═══ DATASET EXCERPT
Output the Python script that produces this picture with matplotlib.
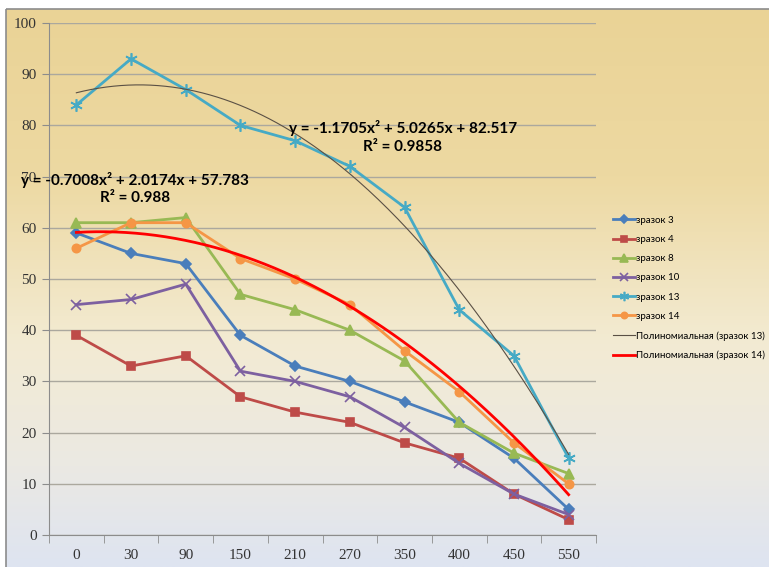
import numpy as np
import matplotlib.pyplot as plt
from matplotlib.colors import LinearSegmentedColormap
from matplotlib.patches import Rectangle

# Дані
temps = ['0', '30', '90', '150', '210', '270', '350', '400', '450', '550']
zrazok_3 = [59, 55, 53, 39, 33, 30, 26, 22, 15, 5]
zrazok_4 = [39, 33, 35, 27, 24, 22, 18, 15, 8, 3]
zrazok_8 = [61, 61, 62, 47, 44, 40, 34, 22, 16, 12]
zrazok_10 = [45, 46, 49, 32, 30, 27, 21, 14, 8, 4]
zrazok_13 = [84, 93, 87, 80, 77, 72, 64, 44, 35, 15]
zrazok_14 = [56, 61, 61, 54, 50, 45, 36, 28, 18, 10]

# коефіцієнти поліноміальних ліній тренду (x = 1..10)
coef_13 = [-1.1705, 5.0265, 82.517]
coef_14 = [-0.7008, 2.0174, 57.783]
r2_13 = 0.9858
r2_14 = 0.988

W, H = 769, 567
fig = plt.figure(figsize=(W / 100, H / 100), dpi=100)
fig.patch.set_facecolor('white')

# фон з градієнтом
bg = fig.add_axes([0, 0, 1, 1], zorder=-10)
bg.set_xlim(0, W)
bg.set_ylim(H, 0)
bg.axis('off')
cmap = LinearSegmentedColormap.from_list('bg', [
    (0.0, '#EAD396'), (0.3, '#EDD9A2'), (0.6, '#F3EBD3'),
    (0.82, '#EBE9E3'), (1.0, '#DEE4F1')])
grad = np.linspace(0, 1, 256).reshape(-1, 1)
bg.imshow(grad, cmap=cmap, aspect='auto', extent=[6, W, H, 9])
bg.add_patch(Rectangle((6, 9), W, H, fill=False, edgecolor='#8C8C8C', lw=1.2))

ax = fig.add_axes([49 / W, 1 - 535 / H, (596 - 49) / W, (535 - 23) / H])
ax.patch.set_alpha(0)

x = np.arange(len(temps))
series = [
    ('зразок 3', zrazok_3, '#4A7EBB', 'D', 5),
    ('зразок 4', zrazok_4, '#BE4B48', 's', 6),
    ('зразок 8', zrazok_8, '#98B954', '^', 7),
    ('зразок 10', zrazok_10, '#7D60A0', 'x', 7),
    ('зразок 13', zrazok_13, '#46AAC5', (6, 2, 0), 9),
    ('зразок 14', zrazok_14, '#F59646', 'o', 6),
]
for name, vals, col, mk, ms in series:
    ax.plot(x, vals, color=col, lw=2, marker=mk, ms=ms, mew=1.2,
            mec=col, mfc=col, label=name, zorder=3)

xs = np.linspace(1, 10, 200)
ax.plot(xs - 1, np.polyval(coef_13, xs), color='#5A5045', lw=0.8,
        label='Полиномиальная (зразок 13)', zorder=4)
ax.plot(xs - 1, np.polyval(coef_14, xs), color='#FF0000', lw=2,
        label='Полиномиальная (зразок 14)', zorder=4)

ax.set_xlim(-0.5, 9.5)
ax.set_ylim(0, 100)
ax.set_yticks(range(0, 101, 10))
ax.set_xticks(x)
ax.set_xticklabels(temps)
ax.set_xticks(np.arange(-0.5, 10, 1), minor=True)
ax.tick_params(axis='x', which='major', length=0, pad=10)
ax.tick_params(axis='x', which='minor', length=6, color='#8C8C8C', direction='out')
ax.tick_params(axis='y', length=5, color='#8C8C8C', direction='out', pad=4)
for lab in ax.get_xticklabels() + ax.get_yticklabels():
    lab.set_family('Liberation Serif')
    lab.set_fontsize(11)
    lab.set_color('#333333')
ax.grid(axis='y', color='#ABA89E', lw=1)
ax.set_axisbelow(True)
for s in ['top', 'right']:
    ax.spines[s].set_visible(False)
for s in ['left', 'bottom']:
    ax.spines[s].set_color('#8C8C8C')

eq_font = dict(family=['Lato', 'DejaVu Sans'], weight='bold', fontsize=11,
               color='black', ha='center', va='center', zorder=6)
ax.text(5.97, 79.5, 'y = %.4fx² + %.4fx + %.3f' % tuple(coef_13), **eq_font)
ax.text(5.97, 75.8, 'R² = %.4f' % r2_13, **eq_font)
ax.text(1.07, 69.3, 'y = %.4fx² + %.4fx + %.3f' % tuple(coef_14), **eq_font)
ax.text(1.07, 65.8, 'R² = %.3f' % r2_14, **eq_font)

leg = fig.legend(loc='upper left', bbox_to_anchor=(604 / W, 1 - 207 / H),
                 frameon=False, prop={'family': ['Lato', 'DejaVu Sans'], 'size': 7},
                 handlelength=2.3, handletextpad=0.1, labelspacing=1.05,
                 markerscale=0.75)

fig.savefig('out.png', dpi=100)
══════
### DIRECTIONS FOR THIS TASK
Pull out all lines in the data above that include "matplotlib".

### THE OUTPUT
Output the Python script that produces this picture with matplotlib.
import matplotlib.pyplot as plt
from matplotlib.colors import LinearSegmentedColormap
from matplotlib.patches import Rectangle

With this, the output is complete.